[start of Available data]

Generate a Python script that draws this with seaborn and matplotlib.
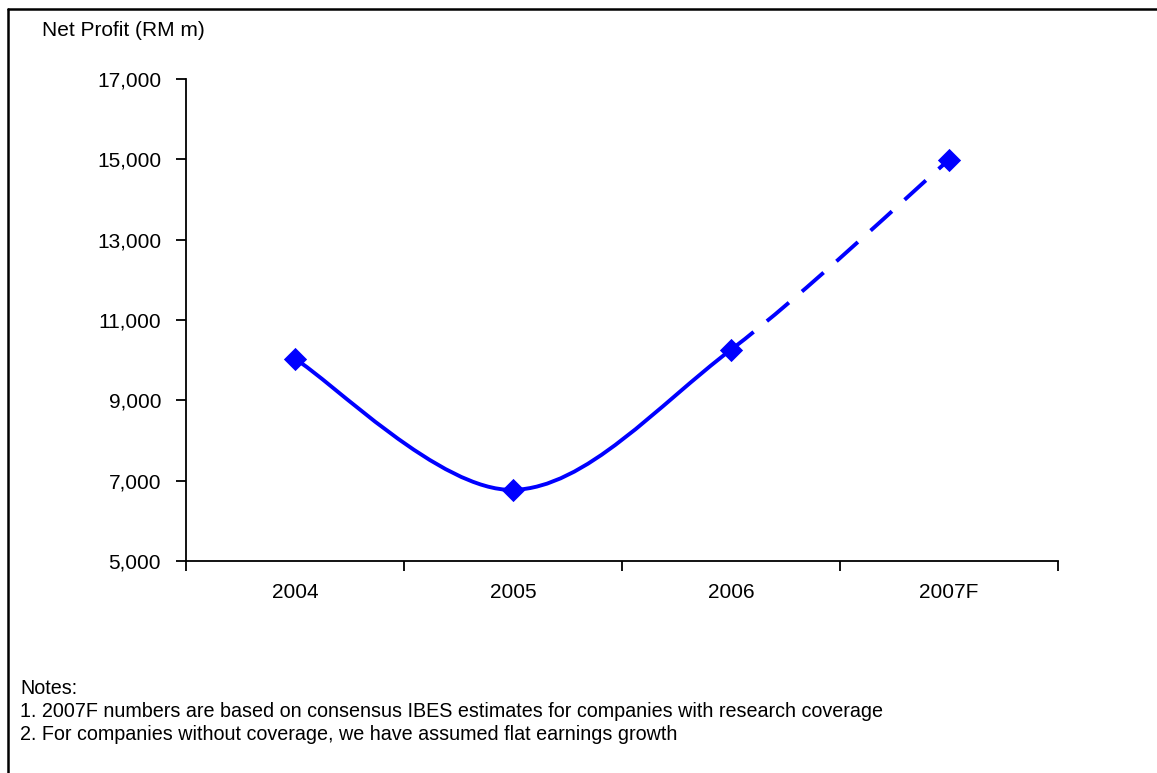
import matplotlib
matplotlib.use("Agg")
import matplotlib.pyplot as plt
import seaborn as sns
import pandas as pd
from matplotlib.path import Path
from matplotlib.patches import PathPatch
from matplotlib.lines import Line2D
from matplotlib.ticker import FuncFormatter

# data
years = ["2004", "2005", "2006", "2007F"]
net_profit = [10030, 6770, 10260, 14990]
y_ticks = [5000, 7000, 9000, 11000, 13000, 15000, 17000]
notes = [
    "Notes:",
    "1. 2007F numbers are based on consensus IBES estimates for companies with research coverage",
    "2. For companies without coverage, we have assumed flat earnings growth",
]

sns.set_theme(style="white")
plt.rcParams["font.family"] = ["Liberation Sans", "DejaVu Sans"]
plt.rcParams["text.color"] = "black"

BLUE = "#0000FF"
df = pd.DataFrame({"Year": years, "Profit": net_profit})

fig = plt.figure(figsize=(11.57, 7.73), dpi=100)
ax = fig.add_axes([0.1608, 0.2743, 0.9144 - 0.1608, 0.8978 - 0.2743])


# smoothed (catmull-rom style) bezier segments, like excel's smoothed line
def smooth_segment(pts, i):
    p0 = pts[max(i - 1, 0)]
    p1 = pts[i]
    p2 = pts[i + 1]
    p3 = pts[min(i + 2, len(pts) - 1)]
    c1 = (p1[0] + (p2[0] - p0[0]) / 6, p1[1] + (p2[1] - p0[1]) / 6)
    c2 = (p2[0] - (p3[0] - p1[0]) / 6, p2[1] - (p3[1] - p1[1]) / 6)
    return [p1, c1, c2, p2]


pts = list(zip(range(len(years)), net_profit))
solid_verts = []
solid_codes = []
for i in range(2):
    seg = smooth_segment(pts, i)
    if i == 0:
        solid_verts += seg
        solid_codes += [Path.MOVETO, Path.CURVE4, Path.CURVE4, Path.CURVE4]
    else:
        solid_verts += seg[1:]
        solid_codes += [Path.CURVE4, Path.CURVE4, Path.CURVE4]
ax.add_patch(PathPatch(Path(solid_verts, solid_codes), fill=False, edgecolor=BLUE,
                       linewidth=2.8, capstyle="butt", zorder=2))

dash_seg = smooth_segment(pts, 2)
ax.add_patch(PathPatch(Path(dash_seg, [Path.MOVETO, Path.CURVE4, Path.CURVE4, Path.CURVE4]),
                       fill=False, edgecolor=BLUE, linewidth=2.8,
                       linestyle=(0, (7.4, 4.4)), capstyle="butt", zorder=2))

sns.scatterplot(data=df, x="Year", y="Profit", marker="D", s=140, color=BLUE,
                edgecolor=BLUE, linewidth=0, ax=ax, zorder=3)

ax.set_xlim(-0.5, 3.5)
ax.set_ylim(5000, 17000)
ax.set_yticks(y_ticks)
ax.yaxis.set_major_formatter(FuncFormatter(lambda v, p: f"{int(v):,}"))
ax.set_xticks(range(len(years)))
ax.set_xticklabels(years)
ax.set_xticks([-0.5, 0.5, 1.5, 2.5, 3.5], minor=True)
ax.set_xlabel("")
ax.set_ylabel("")

for s in ["top", "right"]:
    ax.spines[s].set_visible(False)
for s in ["left", "bottom"]:
    ax.spines[s].set_color("black")
    ax.spines[s].set_linewidth(1.3)

ax.tick_params(axis="y", which="major", direction="out", length=7, width=1.3,
               color="black", left=True, pad=11, labelsize=15, labelcolor="black")
ax.tick_params(axis="x", which="major", length=0, pad=16, labelsize=15, labelcolor="black")
ax.tick_params(axis="x", which="minor", direction="out", length=7, width=1.3,
               color="black", bottom=True)

fig.text(42 / 1157, 1 - 30 / 773, "Net Profit (RM m)", fontsize=15, ha="left", va="center",
         color="black")

for i, line in enumerate(notes):
    fig.text(20 / 1157, 1 - (688 + i * 23.5) / 773, line, fontsize=14.2, ha="left", va="center",
             color="black")

# page frame (top and left only)
fig.add_artist(Line2D([8 / 1157, 1.0], [1 - 9 / 773, 1 - 9 / 773], transform=fig.transFigure,
                      color="black", linewidth=1.8))
fig.add_artist(Line2D([8 / 1157, 8 / 1157], [0.0, 1 - 9 / 773], transform=fig.transFigure,
                      color="black", linewidth=1.8))

fig.savefig("out.png", dpi=100, facecolor="white")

[end of Available data]

_Task directions_: Repeat the listing above from its first line through the line that contains "from matplotlib.ticker import FuncFormatter", both included, and nothing more. Drop the pictures.

_Completed exercise_:
Generate a Python script that draws this with seaborn and matplotlib.
import matplotlib
matplotlib.use("Agg")
import matplotlib.pyplot as plt
import seaborn as sns
import pandas as pd
from matplotlib.path import Path
from matplotlib.patches import PathPatch
from matplotlib.lines import Line2D
from matplotlib.ticker import FuncFormatter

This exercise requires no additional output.